1773. Goldsmith, She Stoops to Conquer, iii. 1. 'He mistook you for the barmaid, Madam!' 'Did he? Then, as I live, I am resolved to keep up the delusion?'

1775. Sheridan, Rivals, i. 1. Their regular hours stupefy me—not a fiddle nor a card after eleven! However Mr. Faulkland's gentleman and I keep it up a little in private parties.

1788. G. A. Stevens, Adv. of a Speculist, ii. 52. Yet they were keeping it up, as they called it; singing, though they wanted spirits.

1811. Lex. Bal., s.v. We kept it up finely last night: metaphor drawn from the game of shuttlecock.

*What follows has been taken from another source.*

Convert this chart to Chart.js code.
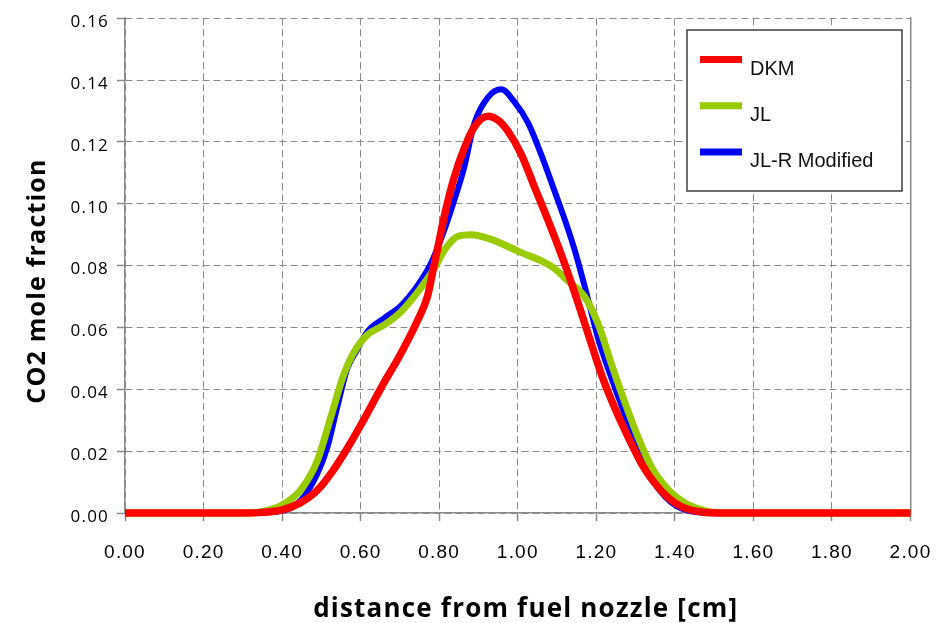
<!DOCTYPE html>
<html>
<head>
<meta charset="utf-8">
<script src="https://cdn.jsdelivr.net/npm/chart.js@4/dist/chart.umd.min.js"></script>
<style>
html,body{margin:0;padding:0;background:#fff;}
#wrap{width:949px;height:623px;position:relative;}
</style>
</head>
<body>
<div id="wrap"><canvas id="c" width="949" height="623"></canvas></div>
<script>
// ---- data ----
const seriesNames = ['DKM', 'JL', 'JL-R Modified'];
const seriesColors = ['#ff0000', '#99cc00', '#0000ff'];

const dkmX = [0, 0.30, 0.35, 0.40, 0.445, 0.49, 0.53, 0.573, 0.616, 0.657, 0.70, 0.744, 0.77, 0.785, 0.80, 0.813, 0.838, 0.864, 0.889, 0.924, 0.95, 0.975, 1.009, 1.042, 1.077, 1.111, 1.145, 1.18, 1.213, 1.247, 1.282, 1.315, 1.349, 1.384, 1.418, 1.469, 1.52, 2.0];
const dkmY = [0, 0, 0.0002, 0.001, 0.0032, 0.0074, 0.0138, 0.0224, 0.032, 0.0416, 0.051, 0.062, 0.070, 0.079, 0.088, 0.096, 0.1085, 0.118, 0.1248, 0.1283, 0.127, 0.1235, 0.116, 0.1056, 0.0947, 0.0835, 0.0712, 0.0576, 0.0448, 0.034, 0.0243, 0.016, 0.0096, 0.0048, 0.002, 0.0003, 0, 0];

const jlX = [0, 0.30, 0.35, 0.40, 0.447, 0.49, 0.524, 0.557, 0.583, 0.617, 0.66, 0.702, 0.745, 0.787, 0.813, 0.848, 0.881, 0.932, 1.009, 1.06, 1.094, 1.128, 1.17, 1.205, 1.239, 1.272, 1.307, 1.341, 1.384, 1.426, 1.469, 1.51, 2.0];
const jlY = [0, 0, 0.0005, 0.0026, 0.0074, 0.017, 0.031, 0.0448, 0.052, 0.0576, 0.0608, 0.065, 0.0714, 0.079, 0.085, 0.0895, 0.09, 0.0885, 0.0842, 0.0815, 0.079, 0.075, 0.0700, 0.061, 0.048, 0.036, 0.0243, 0.0147, 0.0074, 0.0032, 0.001, 0, 0];

const jlrX = [0, 0.30, 0.35, 0.40, 0.447, 0.49, 0.515, 0.54, 0.566, 0.592, 0.617, 0.66, 0.702, 0.745, 0.78, 0.813, 0.838, 0.864, 0.889, 0.924, 0.958, 0.991, 1.026, 1.06, 1.094, 1.128, 1.145, 1.17, 1.205, 1.239, 1.272, 1.30, 1.33, 1.36, 1.39, 1.42, 1.46, 1.50, 2.0];
const jlrY = [0, 0, 0.0002, 0.0007, 0.004, 0.0128, 0.0211, 0.034, 0.0467, 0.053, 0.0586, 0.063, 0.067, 0.0736, 0.081, 0.0915, 0.101, 0.112, 0.1258, 0.1344, 0.137, 0.133, 0.1262, 0.1158, 0.1040, 0.0918, 0.0850, 0.0735, 0.0563, 0.0435, 0.032, 0.022, 0.0135, 0.0075, 0.0035, 0.0013, 0.0002, 0, 0];

const xMin = 0, xMax = 2, xStep = 0.2;
const yMin = 0, yMax = 0.16, yStep = 0.02;
const xTitle = 'distance from fuel nozzle [cm]';
const yTitle = 'CO2 mole fraction';

// ---- chart ----
const toPts = (xs, ys) => xs.map((x, i) => ({x: x, y: ys[i]}));
const widths = [7.5, 7, 6];
const allX = [dkmX, jlX, jlrX];
const allY = [dkmY, jlY, jlrY];

const datasets = seriesNames.map((name, i) => ({
  label: name,
  data: toPts(allX[i], allY[i]),
  borderColor: seriesColors[i],
  backgroundColor: seriesColors[i],
  borderWidth: widths[i],
  pointRadius: 0,
  pointHoverRadius: 0,
  fill: false,
  clip: 10,
  cubicInterpolationMode: 'monotone',
  borderJoinStyle: 'round',
  borderCapStyle: 'butt'
}));

const spacingPlugin = {
  id: 'spacing',
  beforeDraw(chart) { chart.ctx.letterSpacing = '1.2px'; }
};

const boxLegend = {
  id: 'boxLegend',
  afterDraw(chart) {
    const ctx = chart.ctx;
    ctx.save();
    ctx.letterSpacing = '0px';
    const bx = 687, by = 30, bw = 215, bh = 161;
    ctx.fillStyle = '#ffffff';
    ctx.fillRect(bx, by, bw, bh);
    ctx.strokeStyle = '#404040';
    ctx.lineWidth = 1.5;
    ctx.strokeRect(bx, by, bw, bh);
    chart.data.datasets.forEach((ds, i) => {
      const ly = 59.5 + i * 46.2;
      ctx.strokeStyle = ds.borderColor;
      ctx.lineWidth = 7;
      ctx.lineCap = 'butt';
      ctx.beginPath();
      ctx.moveTo(700, ly);
      ctx.lineTo(742, ly);
      ctx.stroke();
      ctx.fillStyle = '#111';
      ctx.font = '20px "Liberation Sans", Arial, sans-serif';
      ctx.textAlign = 'left';
      ctx.textBaseline = 'alphabetic';
      ctx.fillText(ds.label, 750, ly + 15);
    });
    ctx.restore();
  }
};

const gridColor = '#8a8a8a';

new Chart(document.getElementById('c'), {
  type: 'line',
  data: { datasets: datasets },
  options: {
    responsive: false,
    animation: false,
    devicePixelRatio: 1,
    layout: { padding: { top: 11, right: 38, bottom: 0, left: 0 } },
    plugins: { legend: { display: false }, tooltip: { enabled: false } },
    scales: {
      x: {
        type: 'linear', min: xMin, max: xMax,
        afterFit(s) { s.height = 110; },
        ticks: {
          stepSize: xStep, autoSkip: false, maxRotation: 0, z: 1,
          callback: v => v.toFixed(2),
          font: { family: '"Liberation Sans", Arial, sans-serif', size: 19 },
          color: '#000', padding: 20
        },
        grid: { color: gridColor, lineWidth: 1, tickLength: 8, tickColor: gridColor, tickWidth: 1.5 },
        border: { display: true, color: gridColor, width: 1.5, dash: [7, 4] },
        title: {
          display: true, text: '  ' + xTitle, color: '#000',
          font: { family: '"Open Sans", sans-serif', size: 26, weight: 'bold', lineHeight: 1 },
          padding: { top: 0, bottom: 0 }
        }
      },
      y: {
        type: 'linear', min: yMin, max: yMax,
        afterFit(s) { s.width = 125; },
        ticks: {
          stepSize: yStep, z: 1, labelOffset: 4,
          callback: v => v.toFixed(2),
          font: { family: '"Open Sans", sans-serif', size: 17 },
          color: '#000', padding: 8
        },
        grid: { color: gridColor, lineWidth: 1, tickLength: 8, tickColor: gridColor, tickWidth: 1.5 },
        border: { display: true, color: gridColor, width: 1.5, dash: [7, 4] },
        title: {
          display: true, text: yTitle + '    ', color: '#000',
          font: { family: '"Open Sans", sans-serif', size: 25, weight: 'bold', lineHeight: 1 },
          padding: { top: 25, bottom: 0 }
        }
      },
      y2: {
        type: 'linear', position: 'right', min: yMin, max: yMax,
        afterFit(s) { s.width = 0; },
        ticks: { display: false },
        grid: { drawOnChartArea: false, drawTicks: false },
        border: { display: true, color: gridColor, width: 1.5 }
      }
    }
  },
  plugins: [spacingPlugin, boxLegend]
});
</script>
</body>
</html>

1836. Dickens, Pickwick [ed. 1857] p. 443. We were keeping it up pretty tolerably at the stump last night.

1857-61. Mayhew, Lond. Lab. and Lond. Poor, iii. 57. We keeps it up for half an hour, or an hour . . . if the browns tumble in well.

1879. Athenæum, July 5, p. 13, col. 2. He puts some excellent remarks on the question of keeping it up into a conversation among some of his Roman artists.

To keep dry, verb. phr. (American).—To hold one's tongue; to keep dark (q.v.).

1887. Francis, Saddle and Mocassin, p. 295. Never let them get a chance at your sentiment; keep that dry.

To keep one back and belly, verb. phr. (common).—To feed and clothe.

For keeps, phr. (schoolboys').—To keep for good.